When there was an album you wanted to buy by an artist you really admired,
you go into the record shop in the day of release and
it was a really exciting thing, to take that record back home
and play it for the first time, 'cause you didn't know what to expect;
and now that... that kind of...
ahm...
idea of the release day doesn’t exist,
and you also have to... you have to accept that
pretty much everyone is gonna hear the music
or at least have the opportunity hear the music
by the time the album is released,
so, I think I became aware after the first time around
the early 2000
and it’s just... the whole process has progressed now at the point where
we now sit down, record company sit down and then...

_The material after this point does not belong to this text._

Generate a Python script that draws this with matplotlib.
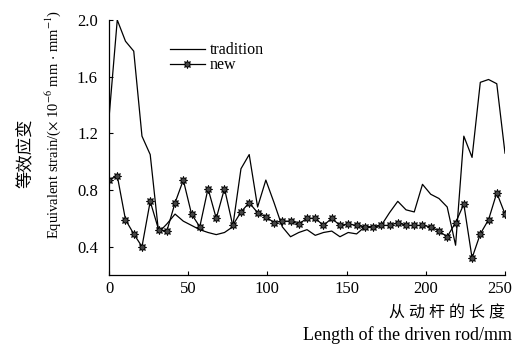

we try to figure out any way possible to make people actually want to buy
a CD, you know... and you can see that
in the last years record companies are become more and more desperate
to find ways to make people still interested in special... you know,
in the physical product: special packages, trying an extra tracks,
a DVD ...ahm …a fancy box, a T-shirt.
Anything they can do to make people actually buy a CD, they’ll do it now,
ehm...which is a little bit depressing to me, because I mean,
I still think there’s something very romantic about the idea of collecting and...
owning and treasuring something special to you: a piece of music, a piece of art, a movie or whatever that might be.
But I'm of an older generation, you know; and younger generations
are not grown up with the same sense of...
I bet you call it a fetishism about ownership of art.
ahm... Having said that vinyl is, you know, making a 'come back'
and kids are getting into vinyl, so I think they do understand.
Kids still like to feel like they’re buying…if there’s a band they really like,
they wanna buy into it somehow and... so, just downloading songs is
perhaps not enough for them, which is a good sign.
Of course! yeah! yeah! I mean when I was a kid, you know,
ehm... I got into music through my... mainly through my parents record collection
and I was very lucky. My parents had very interesting collective taste.
My father would like a lot of progressive rock and my mother would liked a lot of soul music and disco music.
And my father was buying records like: dark side of the moon,
and ship in the bells (?) and... you know, the great... you know,
big mainstream progressive albums of that date.
and they always have those beautiful... you know, well not always,
but they love having these gatefods sleeves, with the lyric sheets
and... just even the kind of…
ahm… the romance of taking the record out the sleeve and put it in the turner and put on the needle.
You know, that I have a kind of, sort of romantic idea about that
which I'm sure a lot people might ear or do,
but I very very early on got the collect mentality with music.
Well, I think I might, but I also drug my mom in and said “I want that one” You know, "I want that one!".
It was…I think it was a record by The electric light orchestra
'Out of the blue' I don't know if you know that one. It's a great record, with lots of greats songs,
and the funny thing is that's a good example, 'cause a record came with the gatefold sleeves
and had like a poster inside and also had a spaceship that you could built
you built a spaceship at cardboard.
You know, real (?) thing , but this are all the things that made you really feel like
...you know, you bought something...
worth buying, you know. It's not just this...
I think the probelm with CD's is kind of it wasn't neither one thing nor the other,
it wasn't a piece of art, it wasn't a piece of software,
it's kind of somewhere between the piece of art and the piece of software.
And it didn't have the same kind of collector...
it didn't spite the same of collectability that vinyl had,
and of course now music is -- because music's now is mainly through Spotify
and mp3 download -- it has become purely software.
It's become completely detached from...
from any... ahm...
physical manifestation,
somwhat you are gonna to collect to known.
Although, I know a lot people still do... do collect, you know... vinyl particularly now.
So that's a promising kind of...
You cannot attempt to get an... you always get a reaction against the current trend
and that seems to be the reaction against the trend. It's not for kids to getting the vinyl, which it's great.